--- Start Source data ---

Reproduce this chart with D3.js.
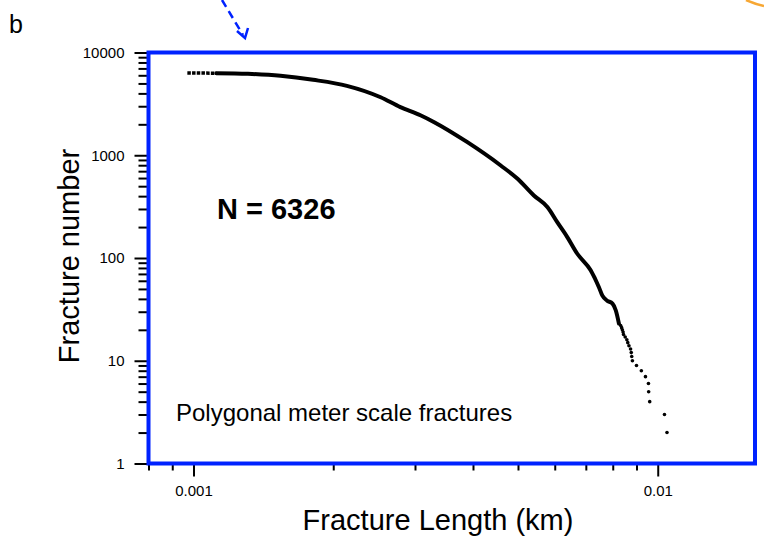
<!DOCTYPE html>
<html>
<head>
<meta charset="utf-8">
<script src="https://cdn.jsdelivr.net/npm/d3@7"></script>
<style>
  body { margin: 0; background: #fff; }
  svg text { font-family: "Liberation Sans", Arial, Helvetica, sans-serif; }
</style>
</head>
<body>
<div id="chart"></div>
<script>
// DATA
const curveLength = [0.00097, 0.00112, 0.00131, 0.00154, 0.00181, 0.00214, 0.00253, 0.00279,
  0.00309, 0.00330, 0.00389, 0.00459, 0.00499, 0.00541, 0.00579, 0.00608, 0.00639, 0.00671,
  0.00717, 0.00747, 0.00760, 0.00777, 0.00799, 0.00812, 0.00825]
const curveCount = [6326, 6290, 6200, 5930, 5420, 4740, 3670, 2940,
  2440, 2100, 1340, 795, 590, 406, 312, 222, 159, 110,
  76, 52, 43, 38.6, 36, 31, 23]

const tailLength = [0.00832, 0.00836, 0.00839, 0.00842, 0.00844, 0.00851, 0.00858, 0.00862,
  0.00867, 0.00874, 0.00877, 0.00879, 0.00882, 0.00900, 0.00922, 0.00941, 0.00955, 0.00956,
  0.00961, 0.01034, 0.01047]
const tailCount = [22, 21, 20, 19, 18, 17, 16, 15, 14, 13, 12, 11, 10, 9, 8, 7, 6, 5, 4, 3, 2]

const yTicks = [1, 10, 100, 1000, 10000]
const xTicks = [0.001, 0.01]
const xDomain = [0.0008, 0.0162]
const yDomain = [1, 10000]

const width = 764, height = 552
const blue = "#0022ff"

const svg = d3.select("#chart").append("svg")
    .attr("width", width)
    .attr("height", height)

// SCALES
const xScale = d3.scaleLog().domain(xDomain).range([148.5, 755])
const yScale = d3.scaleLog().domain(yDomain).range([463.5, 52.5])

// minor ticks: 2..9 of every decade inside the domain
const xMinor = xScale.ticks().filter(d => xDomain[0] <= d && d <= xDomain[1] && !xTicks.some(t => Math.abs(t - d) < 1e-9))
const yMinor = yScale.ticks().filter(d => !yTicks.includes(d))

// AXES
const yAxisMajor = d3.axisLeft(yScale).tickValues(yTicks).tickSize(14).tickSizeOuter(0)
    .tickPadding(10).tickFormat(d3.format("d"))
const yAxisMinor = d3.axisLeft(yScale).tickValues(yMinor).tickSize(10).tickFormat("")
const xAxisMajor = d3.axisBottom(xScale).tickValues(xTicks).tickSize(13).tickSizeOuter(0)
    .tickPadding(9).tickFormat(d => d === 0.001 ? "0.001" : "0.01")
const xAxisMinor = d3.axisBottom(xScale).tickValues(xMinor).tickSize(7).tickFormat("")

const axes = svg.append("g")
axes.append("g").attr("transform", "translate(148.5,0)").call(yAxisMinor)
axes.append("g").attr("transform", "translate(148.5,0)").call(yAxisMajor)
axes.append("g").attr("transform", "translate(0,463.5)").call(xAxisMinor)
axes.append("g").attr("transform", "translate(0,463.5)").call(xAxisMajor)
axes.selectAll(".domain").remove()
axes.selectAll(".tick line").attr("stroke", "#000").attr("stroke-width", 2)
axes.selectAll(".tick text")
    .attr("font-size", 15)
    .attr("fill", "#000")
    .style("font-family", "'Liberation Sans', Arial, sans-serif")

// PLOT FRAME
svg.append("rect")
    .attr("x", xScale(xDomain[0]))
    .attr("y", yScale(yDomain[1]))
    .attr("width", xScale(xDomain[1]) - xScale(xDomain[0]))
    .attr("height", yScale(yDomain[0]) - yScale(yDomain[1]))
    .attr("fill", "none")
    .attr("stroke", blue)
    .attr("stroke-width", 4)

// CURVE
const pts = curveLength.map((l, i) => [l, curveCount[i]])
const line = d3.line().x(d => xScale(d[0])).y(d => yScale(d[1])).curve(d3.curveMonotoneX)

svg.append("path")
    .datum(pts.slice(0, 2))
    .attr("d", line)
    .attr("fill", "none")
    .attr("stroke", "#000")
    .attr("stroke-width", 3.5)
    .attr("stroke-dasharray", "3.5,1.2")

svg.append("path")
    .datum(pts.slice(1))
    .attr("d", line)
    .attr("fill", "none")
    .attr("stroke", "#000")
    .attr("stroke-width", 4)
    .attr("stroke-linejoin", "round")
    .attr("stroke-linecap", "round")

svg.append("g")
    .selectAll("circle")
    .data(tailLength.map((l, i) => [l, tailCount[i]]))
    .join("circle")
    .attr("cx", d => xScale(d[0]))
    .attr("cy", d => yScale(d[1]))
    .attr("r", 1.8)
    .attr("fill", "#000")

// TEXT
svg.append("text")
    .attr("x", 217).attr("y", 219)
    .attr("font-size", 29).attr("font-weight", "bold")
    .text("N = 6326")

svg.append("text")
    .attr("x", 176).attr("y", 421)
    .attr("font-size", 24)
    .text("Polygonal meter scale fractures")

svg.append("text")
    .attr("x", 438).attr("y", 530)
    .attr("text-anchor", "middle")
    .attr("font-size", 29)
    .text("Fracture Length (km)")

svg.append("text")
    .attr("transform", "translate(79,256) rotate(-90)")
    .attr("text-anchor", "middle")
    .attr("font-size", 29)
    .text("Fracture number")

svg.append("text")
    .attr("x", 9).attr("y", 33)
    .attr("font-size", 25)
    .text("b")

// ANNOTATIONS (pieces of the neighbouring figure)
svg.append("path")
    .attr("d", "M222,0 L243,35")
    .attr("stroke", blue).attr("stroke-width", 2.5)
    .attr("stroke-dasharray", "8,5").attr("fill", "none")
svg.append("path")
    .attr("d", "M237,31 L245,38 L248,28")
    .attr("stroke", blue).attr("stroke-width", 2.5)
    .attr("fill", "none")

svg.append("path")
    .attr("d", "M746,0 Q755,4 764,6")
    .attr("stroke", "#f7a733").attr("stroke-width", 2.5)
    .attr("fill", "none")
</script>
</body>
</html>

--- End Source data ---

**Request**
Pick out each line above that includes "chart" and show it.

**Solution**
Reproduce this chart with D3.js.
<div id="chart"></div>
const svg = d3.select("#chart").append("svg")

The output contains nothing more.